Laurence Cordier réussit à mettre en scène ce déchirement personnel avec une grande sobriété dans l’interprétation. Laurence Roy est parfaite, imposante de vérité, et possède comme toujours une belle présence ; Aline le Berre, Delphine Cogniard semblent, elles, parfois plus de mal à s’emparer de cette langue brute et sensible à la fois et ont une diction parfois incertaine.
Côté scénographie, là, il y a vraiment une erreur : trois châssis dotés d’une toile plastique que les actrices ne cesseront de déplacer et de faire tourner puis couvriront de vagues dessins ou écritures, surtout vers la fin. « Des tableaux vivants, se cloisonnent ou s’échappent.

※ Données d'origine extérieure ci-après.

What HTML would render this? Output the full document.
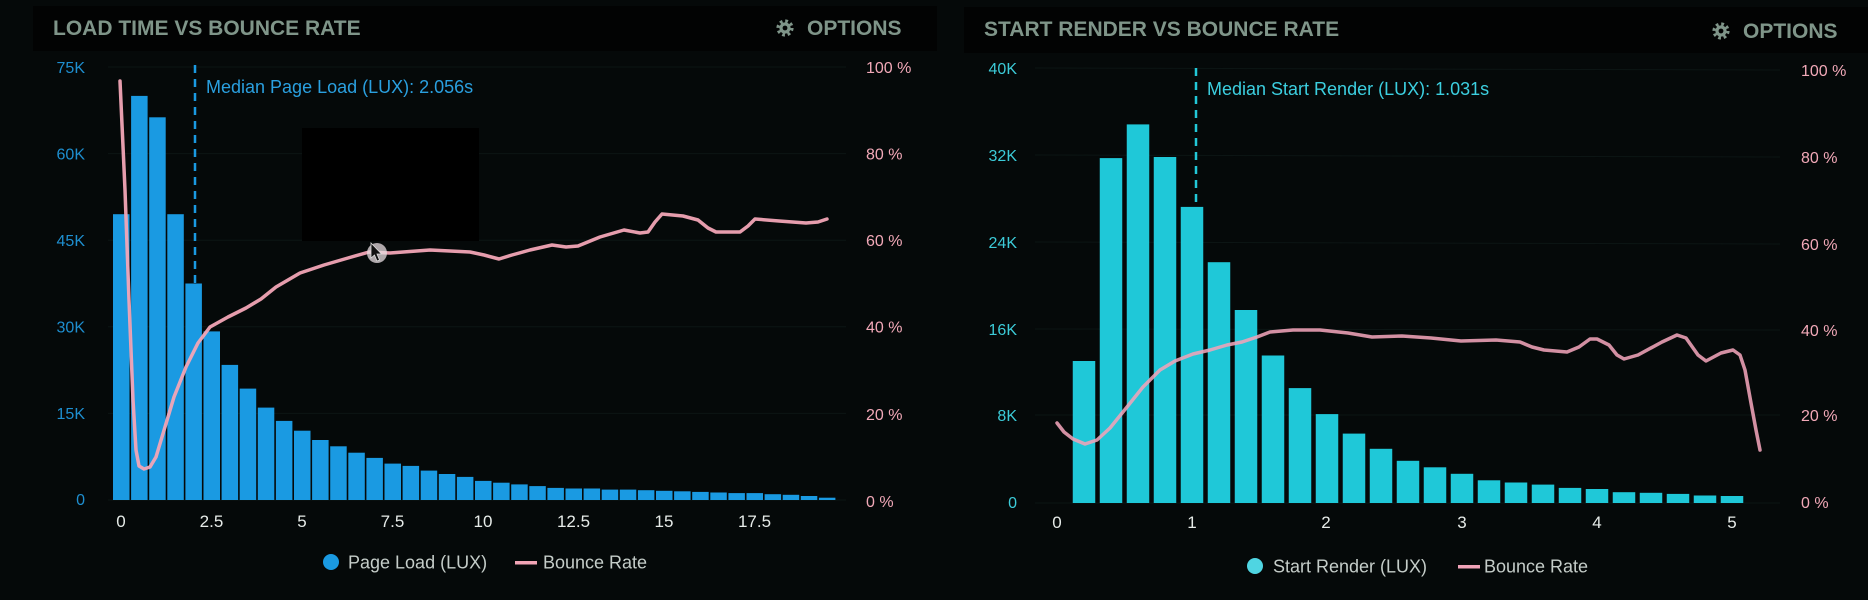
<!DOCTYPE html>
<html>
<head>
<meta charset="utf-8">
<style>
html,body{margin:0;padding:0;background:#050909;}
svg{display:block;}
text{font-family:"Liberation Sans",sans-serif;}
</style>
</head>
<body>
<svg width="1868" height="600" viewBox="0 0 1868 600" xmlns="http://www.w3.org/2000/svg">
  <rect x="0" y="0" width="1868" height="600" fill="#050909"/>

  <!-- ============ LEFT HEADER ============ -->
  <rect x="33" y="6" width="904" height="45" fill="#020303"/>
  <text x="53" y="35" font-size="21" font-weight="bold" fill="#7f9589">LOAD TIME VS BOUNCE RATE</text>
  <g transform="translate(785,28)">
    <circle r="6.8" fill="none" stroke="#7f9589" stroke-width="3.6" stroke-dasharray="2.67 2.67"/>
    <circle r="5.6" fill="#7f9589"/>
    <circle r="2.4" fill="#020303"/>
  </g>
  <text x="807" y="35" font-size="21" font-weight="bold" fill="#7f9589">OPTIONS</text>

  <!-- ============ RIGHT HEADER ============ -->
  <rect x="964" y="7" width="904" height="46" fill="#020303"/>
  <text x="984" y="36" font-size="21" font-weight="bold" fill="#7f9589">START RENDER VS BOUNCE RATE</text>
  <g transform="translate(1721,31)">
    <circle r="6.8" fill="none" stroke="#7f9589" stroke-width="3.6" stroke-dasharray="2.67 2.67"/>
    <circle r="5.6" fill="#7f9589"/>
    <circle r="2.4" fill="#020303"/>
  </g>
  <text x="1743" y="38" font-size="21" font-weight="bold" fill="#7f9589">OPTIONS</text>

  <!-- ============ LEFT CHART ============ -->
  <g stroke="#0c1514" stroke-width="1">
    <line x1="108" y1="67" x2="846" y2="67"/>
    <line x1="108" y1="153.6" x2="846" y2="153.6"/>
    <line x1="108" y1="240.2" x2="846" y2="240.2"/>
    <line x1="108" y1="326.8" x2="846" y2="326.8"/>
    <line x1="108" y1="413.4" x2="846" y2="413.4"/>
    <line x1="108" y1="500" x2="846" y2="500"/>
  </g>
  <g font-size="16" fill="#1e8fd0" text-anchor="end" font-weight="500">
    <text x="85" y="73">75K</text>
    <text x="85" y="159.5">60K</text>
    <text x="85" y="246">45K</text>
    <text x="85" y="332.5">30K</text>
    <text x="85" y="419">15K</text>
    <text x="85" y="505">0</text>
  </g>
  <g font-size="16" fill="#f2a9b8" font-weight="500">
    <text x="866" y="73">100 %</text>
    <text x="866" y="159.5">80 %</text>
    <text x="866" y="246">60 %</text>
    <text x="866" y="332.5">40 %</text>
    <text x="866" y="420">20 %</text>
    <text x="866" y="507">0 %</text>
  </g>
  <line x1="195" y1="65" x2="195" y2="500" stroke="#1a9ae2" stroke-width="2.5" stroke-dasharray="8 6"/>
  <text x="206" y="93" font-size="18" fill="#2aa0e0">Median Page Load (LUX): 2.056s</text>
  <g fill="#1a9ae2">
    <rect x="113" y="214.2" width="16.5" height="285.8"/>
    <rect x="131.1" y="95.9" width="16.5" height="404.1"/>
    <rect x="149.2" y="117.3" width="16.5" height="382.7"/>
    <rect x="167.3" y="214.2" width="16.5" height="285.8"/>
    <rect x="185.4" y="283.5" width="16.5" height="216.5"/>
    <rect x="203.5" y="331.4" width="16.5" height="168.6"/>
    <rect x="221.6" y="364.9" width="16.5" height="135.1"/>
    <rect x="239.7" y="388.6" width="16.5" height="111.4"/>
    <rect x="257.8" y="407.6" width="16.5" height="92.4"/>
    <rect x="275.9" y="420.9" width="16.5" height="79.1"/>
    <rect x="294" y="430.7" width="16.5" height="69.3"/>
    <rect x="312.1" y="440" width="16.5" height="60"/>
    <rect x="330.2" y="446.3" width="16.5" height="53.7"/>
    <rect x="348.3" y="452.7" width="16.5" height="47.3"/>
    <rect x="366.4" y="457.9" width="16.5" height="42.1"/>
    <rect x="384.5" y="463.6" width="16.5" height="36.4"/>
    <rect x="402.6" y="465.9" width="16.5" height="34.1"/>
    <rect x="420.7" y="470.6" width="16.5" height="29.4"/>
    <rect x="438.8" y="474" width="16.5" height="26"/>
    <rect x="456.9" y="476.9" width="16.5" height="23.1"/>
    <rect x="475" y="480.9" width="16.5" height="19.1"/>
    <rect x="493.1" y="482.7" width="16.5" height="17.3"/>
    <rect x="511.2" y="484.4" width="16.5" height="15.6"/>
    <rect x="529.3" y="486.1" width="16.5" height="13.9"/>
    <rect x="547.4" y="487.9" width="16.5" height="12.1"/>
    <rect x="565.5" y="488.5" width="16.5" height="11.5"/>
    <rect x="583.6" y="488.5" width="16.5" height="11.5"/>
    <rect x="601.7" y="489.6" width="16.5" height="10.4"/>
    <rect x="619.8" y="489.6" width="16.5" height="10.4"/>
    <rect x="637.9" y="490.2" width="16.5" height="9.8"/>
    <rect x="656" y="490.8" width="16.5" height="9.2"/>
    <rect x="674.1" y="491.3" width="16.5" height="8.7"/>
    <rect x="692.2" y="491.9" width="16.5" height="8.1"/>
    <rect x="710.3" y="492.5" width="16.5" height="7.5"/>
    <rect x="728.4" y="493.1" width="16.5" height="6.9"/>
    <rect x="746.5" y="493.1" width="16.5" height="6.9"/>
    <rect x="764.6" y="494.2" width="16.5" height="5.8"/>
    <rect x="782.7" y="494.8" width="16.5" height="5.2"/>
    <rect x="800.8" y="496" width="16.5" height="4"/>
    <rect x="818.9" y="497.7" width="16.5" height="2.3"/>
  </g>
  <g font-size="17" fill="#e6ebe8" text-anchor="middle" font-weight="500">
    <text x="121" y="527">0</text>
    <text x="211.5" y="527">2.5</text>
    <text x="302" y="527">5</text>
    <text x="392.5" y="527">7.5</text>
    <text x="483" y="527">10</text>
    <text x="573.5" y="527">12.5</text>
    <text x="664" y="527">15</text>
    <text x="754.5" y="527">17.5</text>
  </g>
  <rect x="302" y="128" width="177" height="113" fill="#000"/>
  <path d="M120,81 L125,190 L129,300 L133,400 L136,450 L139,466 L144,469 L150,467 L156,457 L165,427 L174,397 L186,367 L198,343 L210,327 L228,317 L246,308 L261,299 L276,287 L300,273 L324,265 L348,258 L369,252 L390,253 L430,250 L470,252 L484,255 L499,259 L512,255 L530,250 L552,245 L566,247 L578,246 L600,237 L624,230 L640,233 L648,232 L655,222 L662,214 L683,216 L698,220 L708,228 L716,232 L740,232 L748,226 L755,219 L779,221 L806,223 L818,222 L827,219" fill="none" stroke="#f2a5b6" stroke-width="3.5" stroke-linejoin="round" stroke-linecap="round" stroke-opacity="0.95"/>
  <circle cx="377" cy="253" r="10" fill="#e8dde2" fill-opacity="0.75"/>
  <path d="M371,243 L371,258 L374.5,255 L377,261 L379.5,260 L377,254 L381.5,254 Z" fill="#111" stroke="#ddd" stroke-width="0.8"/>
  <circle cx="331" cy="562" r="8" fill="#1a9ae2"/>
  <text x="348" y="568.5" font-size="18" fill="#c5cdc9">Page Load (LUX)</text>
  <rect x="515" y="561" width="22" height="3.5" fill="#f2a5b6"/>
  <text x="543" y="568.5" font-size="18" fill="#c5cdc9">Bounce Rate</text>

  <!-- ============ RIGHT CHART ============ -->
  <g stroke="#0c1514" stroke-width="1">
    <line x1="1035" y1="68" x2="1780" y2="70"/>
    <line x1="1035" y1="155" x2="1780" y2="157"/>
    <line x1="1035" y1="242" x2="1780" y2="244"/>
    <line x1="1035" y1="329" x2="1780" y2="330"/>
    <line x1="1035" y1="415" x2="1780" y2="415"/>
    <line x1="1035" y1="503" x2="1780" y2="503"/>
  </g>
  <g font-size="16" fill="#3ccbd8" text-anchor="end" font-weight="500">
    <text x="1017" y="74">40K</text>
    <text x="1017" y="161">32K</text>
    <text x="1017" y="248">24K</text>
    <text x="1017" y="335">16K</text>
    <text x="1017" y="421">8K</text>
    <text x="1017" y="508">0</text>
  </g>
  <g font-size="16" fill="#f2a9b8" font-weight="500">
    <text x="1801" y="76">100 %</text>
    <text x="1801" y="163">80 %</text>
    <text x="1801" y="250">60 %</text>
    <text x="1801" y="336">40 %</text>
    <text x="1801" y="421">20 %</text>
    <text x="1801" y="508">0 %</text>
  </g>
  <line x1="1196" y1="68" x2="1196" y2="503" stroke="#22c8d8" stroke-width="2.5" stroke-dasharray="8 6"/>
  <text x="1207" y="95" font-size="18" fill="#3ccfe0">Median Start Render (LUX): 1.031s</text>
  <g fill="#1fc8d8">
    <rect x="1072.75" y="361" width="22.5" height="142"/>
    <rect x="1099.75" y="158.1" width="22.5" height="344.9"/>
    <rect x="1126.75" y="124.4" width="22.5" height="378.6"/>
    <rect x="1153.75" y="157" width="22.5" height="346"/>
    <rect x="1180.75" y="206.9" width="22.5" height="296.1"/>
    <rect x="1207.75" y="262.2" width="22.5" height="240.8"/>
    <rect x="1234.75" y="310" width="22.5" height="193"/>
    <rect x="1261.75" y="355.5" width="22.5" height="147.5"/>
    <rect x="1288.75" y="388.1" width="22.5" height="114.9"/>
    <rect x="1315.75" y="414.1" width="22.5" height="88.9"/>
    <rect x="1342.75" y="433.6" width="22.5" height="69.4"/>
    <rect x="1369.75" y="448.8" width="22.5" height="54.2"/>
    <rect x="1396.75" y="460.8" width="22.5" height="42.2"/>
    <rect x="1423.75" y="467.3" width="22.5" height="35.7"/>
    <rect x="1450.75" y="473.8" width="22.5" height="29.2"/>
    <rect x="1477.75" y="480.3" width="22.5" height="22.7"/>
    <rect x="1504.75" y="482.5" width="22.5" height="20.5"/>
    <rect x="1531.75" y="484.6" width="22.5" height="18.4"/>
    <rect x="1558.75" y="487.9" width="22.5" height="15.1"/>
    <rect x="1585.75" y="489" width="22.5" height="14"/>
    <rect x="1612.75" y="492.2" width="22.5" height="10.8"/>
    <rect x="1639.75" y="492.8" width="22.5" height="10.2"/>
    <rect x="1666.75" y="493.9" width="22.5" height="9.1"/>
    <rect x="1693.75" y="495.5" width="22.5" height="7.5"/>
    <rect x="1720.75" y="496" width="22.5" height="7"/>
  </g>
  <g font-size="17" fill="#e6ebe8" text-anchor="middle" font-weight="500">
    <text x="1057" y="528">0</text>
    <text x="1192" y="528">1</text>
    <text x="1326" y="528">2</text>
    <text x="1462" y="528">3</text>
    <text x="1597" y="528">4</text>
    <text x="1732" y="528">5</text>
  </g>
  <path d="M1057,423 L1064,432 L1073,439 L1085,444 L1097,440 L1110,428 L1127,407 L1143,387 L1160,370 L1175,361 L1193,354 L1210,350 L1227,345 L1242,342 L1257,337 L1270,332 L1293,330 L1320,330 L1348,333 L1372,337 L1402,336 L1431,338 L1461,341 L1496,340 L1520,342 L1532,347 L1544,350 L1567,352 L1579,347 L1590,339 L1597,339 L1609,345 L1617,355 L1624,359 L1638,355 L1662,342 L1677,335 L1686,338 L1698,355 L1706,361 L1721,353 L1733,350 L1740,355 L1745,370 L1751,403 L1756,430 L1760,450" fill="none" stroke="#f0a3b8" stroke-width="3.5" stroke-linejoin="round" stroke-linecap="round" stroke-opacity="0.88"/>
  <circle cx="1255" cy="566" r="8" fill="#4fd5e2"/>
  <text x="1273" y="572.5" font-size="18" fill="#c5cdc9">Start Render (LUX)</text>
  <rect x="1458" y="565" width="22" height="3.5" fill="#f0a3b8"/>
  <text x="1484" y="572.5" font-size="18" fill="#c5cdc9">Bounce Rate</text>
</svg>
</body>
</html>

Comme des cloisons, des portes, des fenêtres à ouvrir. (…) Par l’utilisation de ces cadres, les corps se séparent ou se rejoignent », dit Laurence Cordier.
On veut bien mais cela a un côté très artificiel et parasite inutilement le texte. Malgré ces réserves, il faut aller écouter la vérité et la parole authentiques d’une femme comme Annie Ernaux, sans aucun doute, une de nos meilleures écrivaines. Dans le public, les nombreux jeunes gens écoutaient dans un silence étonnant. Ce qui est toujours bon signe…
Catherine Marnas a eu raison de produire ce spectacle, surtout quand, visiblement, la Mairie de Bordeaux semble se méfier de la création théâtrale et verrait bien ce Théâtre national se limiter à faire de l’accueil. Ce qui est toujours mauvais signe.
Alain Juppé a sans doute d’autres soucis, surtout depuis hier soir mais quand même, on aimerait bien comprendre.
Philippe du Vignal
Le spectacle a été créé au Théâtre National de Bordeaux en Aquitaine du 8 au 19 novembre. Espace Vasarely à Antony (92) les 23 et 24 novembre ; Théâtre de Choisy-le-roi, le 29 novembre dans le cadre des Théâtrales Charles Dullin . Théâtre de la Pléiade à La Riche (Indre et Loire), les 1er, 2 et 3 mars, avec le Théâtre Olympia/Centre Dramatique régional de Tours.
Les livres d’Annie Ernaux sont publiés chez Gallimard; Écrire la vie, collection Quarto (2011) rassemble onze œuvres de ses œuvres, des extraits de son Journal intime, des photos et des textes.